当前位置:网站首页>完整的模型训练套路
完整的模型训练套路
2022-07-07 23:11:00 【booze-J】
文章
1.准备数据集
这里我们以数据集CIFAR10为例。有关数据集CIFAR10的介绍详细可见此处,数据集的使用可以参照pytorch中常用数据集的使用方法
import torch
import torchvision
from torch import nn
from torch.nn import Sequential, Conv2d, MaxPool2d, Flatten, Linear
from torch.utils.data import DataLoader
from torch.utils.tensorboard import SummaryWriter
from model import Booze
# 准备数据集
train_data = torchvision.datasets.CIFAR10(root='./CIFAR10',train=True,transform=torchvision.transforms.ToTensor(),download=True)

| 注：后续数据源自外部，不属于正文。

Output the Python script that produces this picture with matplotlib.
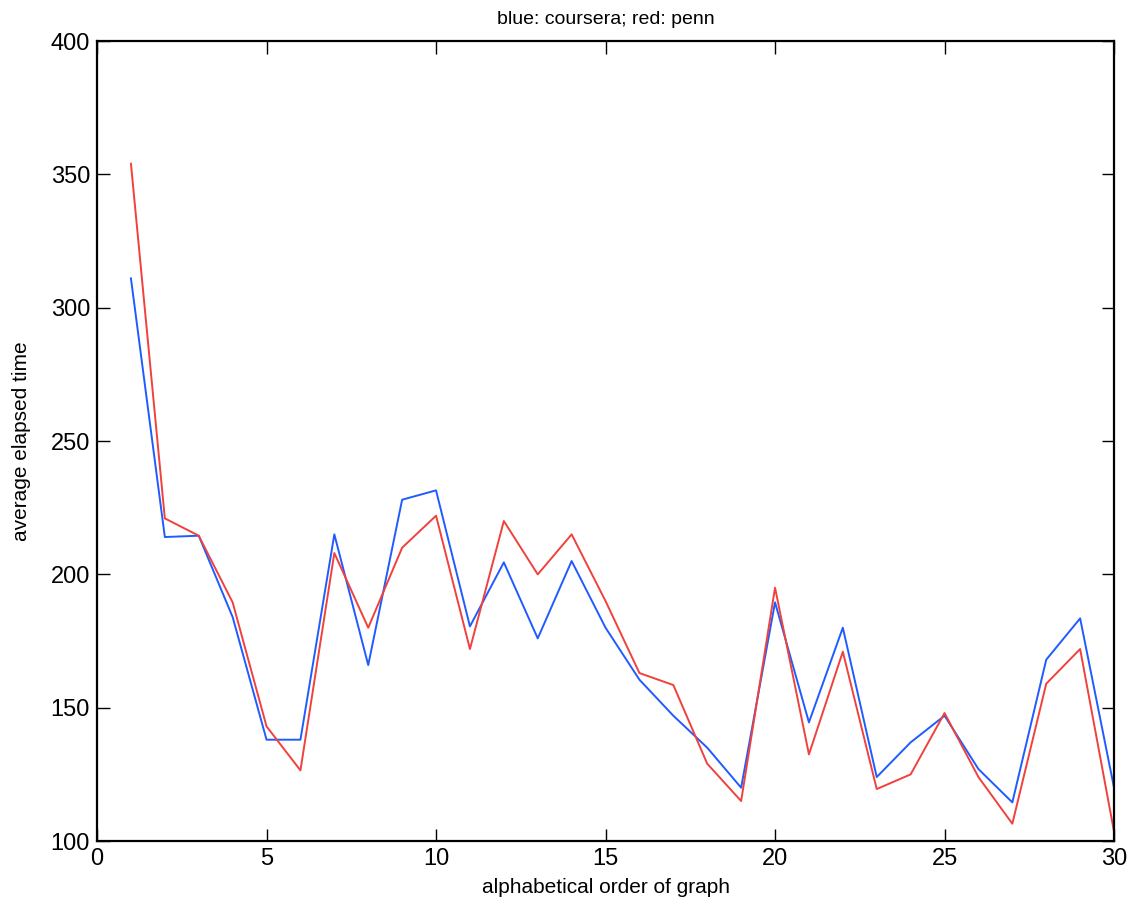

test_data = torchvision.datasets.CIFAR10(root='./CIFAR10',train=False,transform=torchvision.transforms.ToTensor(),download=True)
# length长度
train_data_size = len(train_data)
test_data_size = len(test_data)
print("训练数据集的长度为:{}".format(train_data_size))
print("测试数据集的长度为:{}".format(test_data_size))
2.利用DataLoader加载数据集
DataLoader具体使用可以参照之前的博客Dataloader的使用
# 利用dataloader 来加载数据集
train_dataloader = DataLoader(train_data,batch_size=64)
test_dataloader = DataLoader(test_data,batch_size=64)
3.创建神经网络模型
我们按照下面这张网络模型图,单独创建一个python文件用来写网络模型,神经网络的搭建具体可以参考神经网络-使用Sequential搭建神经网络:
import torch
from torch import nn
from torch.nn import Sequential, Conv2d, MaxPool2d, Flatten, Linear
# 搭建神经网络(单独开一个文件存放网络模型)
class Booze(nn.Module):
def __init__(self):
super(Booze, self).__init__()
self.model = Sequential(
Conv2d(3, 32, 5, padding=2),
MaxPool2d(2),
Conv2d(32, 32, 5, padding=2),
MaxPool2d(2),
Conv2d(32, 64, 5, padding=2),
MaxPool2d(2),
Flatten(),
Linear(1024, 64),
Linear(64, 10)
)
def forward(self,x):
x = self.model(x)
return x
# 验证网络正确性
if __name__ =="__main__":
obj = Booze()
input = torch.ones(64,3,32,32)
output = obj(input)
# torch.Size([64, 10]) 可以看到他有64行数据,因为batch_size=64,然后每一行数据上面有10个数据,这个数据代表它每张图片再10个类别上的概率
print(output.shape)
搭建完网络模型之后最好验证一下网络模型的正确性。
4.创建损失函数
损失函数官方文档,根据情况的不同要选择合适的损失函数,损失函数的简单使用可以参考损失函数与反向传播
# 创建损失函数
loss_fn = nn.CrossEntropyLoss()
5.定义优化器
优化器的简单使用可以参考pytorch-优化器
# 定义优化器
learning_rate = 0.01
optimizer = torch.optim.SGD(obj.parameters(),lr = learning_rate)
6.设置训练网络的一些参数
这些参数都是可选的,像是epoch也可以直接写在循环中,单独设置一个变量是为了更好修改,而且也更加清晰,而total_train_step和total_test_step可以用来计算步数,在使用tensorboard可视化传入参数时会用到。
# 设置训练网络的一些参数
# 记录训练的次数
total_train_step=0
# 记录测试的次数
total_test_step=0
# 训练的轮数
epoch = 10
7.模型训练
for i in range(epoch):
print("-------------第{}轮训练开始------------".format(i+1))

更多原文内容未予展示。